- need your SSH public key installed on the servers
- method 1) add your SSH key to the ansible role that deploys admin users. When pushed & merged to master, all servers will be updated to have an account for you with your SSH key
- method 2) if you have access to linode, you can open a 'lish' console login as root, create a user & add your SSH key
- "ansible" user should be configured on each server during setup. The 'user' configured is important as ansible runs everything over SSH, so long as you can SSH, you can run ansible.
Run run.sh
, by default it will run in 'dry-run' mode and will not make any
changes but instead will report the changes that would be made.

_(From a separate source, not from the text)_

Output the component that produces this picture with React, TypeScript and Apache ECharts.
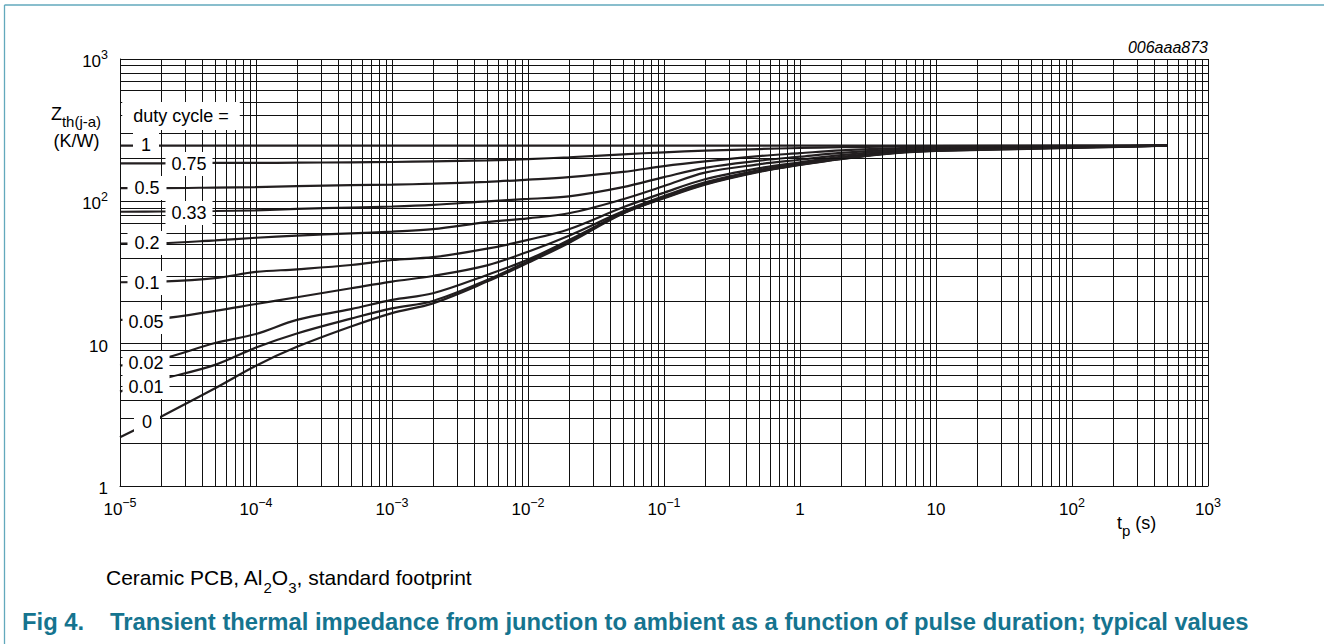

Ansible vault encryption: https://docs.ansible.com/ansible/latest/vault_guide/vault_encrypting_content.html
Encrypt a single value (for a variable)
secret=[some-secret]
echo $secret | ansible-vault encrypt_string --vault-password-file vault_password 2> /dev/null
Encrypt a file:
ansible-vault encrypt --vault-password-file vault_password $file
- start server creation process in linode
- add your SSH public key to linode & mark it to be added to the server (you can select this while creating the linode)
- finish creating the server
- add entry to
prod.inventory
- update
ansible.cfg
, update 'remote-user' to be root - Run the following:
./run.sh --limit [IP-ADDRESS] --tags system
- The above will deploy all admin accounts to the server, after which the CI/CD system will be able to manage the server
- Cleanup: Delete the ansible user private & public keys from your machine
To bootstrap an existing server, if we only have root access via password, then we need to create a user account with a trusted SSH key, and sudo access. Once that is done, the server can be managed via ansible. The below is an example of creating the needed user account:
#!/bin/bash
useradd ansible
mkdir -p /home/ansible/.ssh
echo "ssh-ed25519 AAAAC3NzaC1lZDI1NTE5AAAAINAUjUJsoqE4NEEnv8Hov06Kn6CNhSDheGRxm7HbLaG9 ansible@triplea" > /home/ansible/.ssh/authorized_keys
chmod 700 /home/ansible/.ssh
chmod 600 /home/ansible/.ssh/authorized_keys
chown -R ansible:ansible /home/ansible
echo 'ansible ALL=(ALL) NOPASSWD:ALL
Defaults:ansible !requiretty' > /etc/sudoers.d/ansible
CI/CD workflow, this runs ansible on any merge to master: https://github.com/triplea-game/infrastructure/blob/master/.github/workflows/configure-servers.yml
Server list: https://github.com/triplea-game/infrastructure/blob/master/ansible/prod.inventory
To get SSH access, add an account here (then commit & merge, CI/CD will deploy the account automatically): https://github.com/triplea-game/infrastructure/blob/master/ansible/roles/system/admin_user/defaults/main.yml
Of note, when you get SSH access, you can run ./run.sh
out of the box after that point. By default the script
runs in a 'dry-mode' which only reports changes. This is ideal for doing things like:
- checking what will be run
- configuring live servers. Configure the server, make the config changes locally and then run
./run.sh
, if it reports no diff, then all config has been successfully made.
Update bots:
./run.sh --limit bots
Update lobby:
./run.sh --limit lobby
Bot process is designed to be managed by systemctl. Systemctl will ensure bot is always running. (Do not use docker restart=always)
Restart bot (restart can take a while ~60 seconds, sometimes having trouble with clean shut down):
sudo systemctl restart bot@01
Restart bot via docker (less preferred):
docker stop bot01
Check bot status & logs:
docker container ls
sudo systemctl status bot@01
sudo journalctl -ubot@01 -n 1000
ssh-keygen
# specify key name: /home/$USER/.ssh/ansible
# no passphrase
Update private key: https://github.com/triplea-game/infrastructure/settings/secrets/actions
- Update secret value, with the new private SSH key: SSH_PRIVATE_KEY
Update public key in admin_users/default/main.yml
If you already have a SSH key installed on all the servers, then you can run ansible
with ./run.sh
. Updating the private/public keys for the ansible account will break
github actions. This can easily be fixed by first ensuring you have SSH access,
then running ansible from your local machine with your account.